REVIEW: ‘The Oracle Code’ From DC Comics

Reading Time: 3 minutes

The Oracle Code

The Oracle Code is YA graphic novel published by DC Comics, written by Marieke Nijkamp, with illustrations by Manuel Preitano, colors by Jordie Bellaire with Preitano, and letters from Clayton Cowles. The book follows Barbara Gordon on a journey of finding herself and becoming the powerful hacker Oracle.

Following a gunshot injury, Barbara Gordon is left paralyzed. From there, she enters the Arkham Center for Independence, in hopes of undergoing physical and mental rehabilitation. Now using a wheelchair, Barbara must adapt to her new normal. At the same time, she begins to realize something isn’t quite right at the Arkham Center for Independence. As Babs begins to investigate the strange happenings, she uncovers a dangerous mystery.

To say that Barbara Gordon is a character that means a lot to me would be an understatement. When it was first announced DC Comics was publishing a YA graphic novel about Oracle I was both excited and incredibly skeptical. Oracle means more to me than any other character in comics. Barbara Gordon’s path to becoming Oracle is a journey many disabled people, including myself, find inspiring. Seeing a powerful woman take her new reality as a disabled woman and become something even more powerful is refreshing and incredibly empowering. However, there have been a lot of times where the way Oracle has been portrayed was harmful and even triggering for me. Needless to say, my concern about this book was justified. Luckily, The Oracle Code is a fantastic portrayal of Barbara Gordon and being disabled.

At the start of The Oracle Code, Barbara is angry, overwhelmed, and frustrated with her new reality. A disabled person’s feelings toward their disability are always complicated. I know that because there are days I curse my body and what it can’t do and then there are other days I am thankful for who I am because I am disabled. Disability is a complicated and wonderful thing and Barbara’s own conflicting feelings toward her disability feel raw and incredibly real. Like Barabra, I was not always disabled so I see myself in her reluctance to accept her disability.

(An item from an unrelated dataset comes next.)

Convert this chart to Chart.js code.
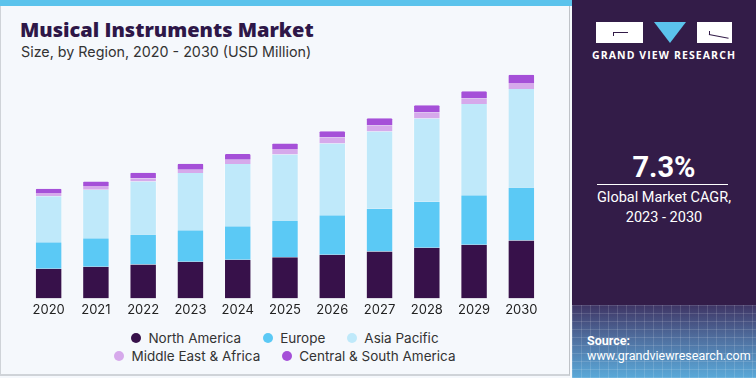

In addition to delving into Barbara’s complicated emotions, The Oracle Code also contains elements of horror. While not outright terrifying, the stories Jena tells Barbara are unnerving and a reminder of how people use horror as a way to process trauma. It is also refreshing to see horror elements featured in a book about disability that is not based on harmful stereotypes. So often in horror, disability is framed as evil or scary. The horror elements and spookier aspects of the comic are accentuated by Bellaire and Preitano’s coloring. Most of the frame is grey except for a few key pieces and the main characters shown on the page. This choice helps create the eerie environment of the Arkham Center for Independence.

Nijkamp writes Barbara as compassionate, frustrated, determined, and stubborn. She isn’t flawless and she is learning every day about herself and how to adapt to her new normal. The script’s heavy themes are beautifully coupled by Preitano’s illustrations. Barbara’s emotions are expertly captured through her body language and facial expressions. Most importantly though, Barbara feels like she is grounded in reality because her wheelchair is the type of chair you would live in. The crutches her friend uses are made for permanent use. These little details make all the difference and more often than not in the past, Barabara has been drawn in a transfer wheelchair as opposed to one designed for everyday use. As someone who has needed to use a wheelchair on a daily basis previously, this detail means the world to me.

The Oracle Code is everything I wanted and hoped it would be. It does Oracle justice and grounds Barbara in a way that feels relatable and real. The graphic novel also manages to tackle ableism and the world’s desire to cure people in a graceful and impactful way. This is a must-read for fans of Barbara Gordon but more importantly, this is a must-read for disabled fans. I truly believe this book is for us and because of that, I will always treasure it.

The Oracle Code is available now in comic book stores and online.


The Oracle Code
5

TL;DR

The Oracle Code is everything I wanted and hoped it would be. It does Oracle justice and ground Barbara in a way that feels relatable and real. This is a must-read for fans of Barbara Gordon but more importantly, this is a must-read for disabled fans. I truly believe this book is for us and because of that, I will always treasure it.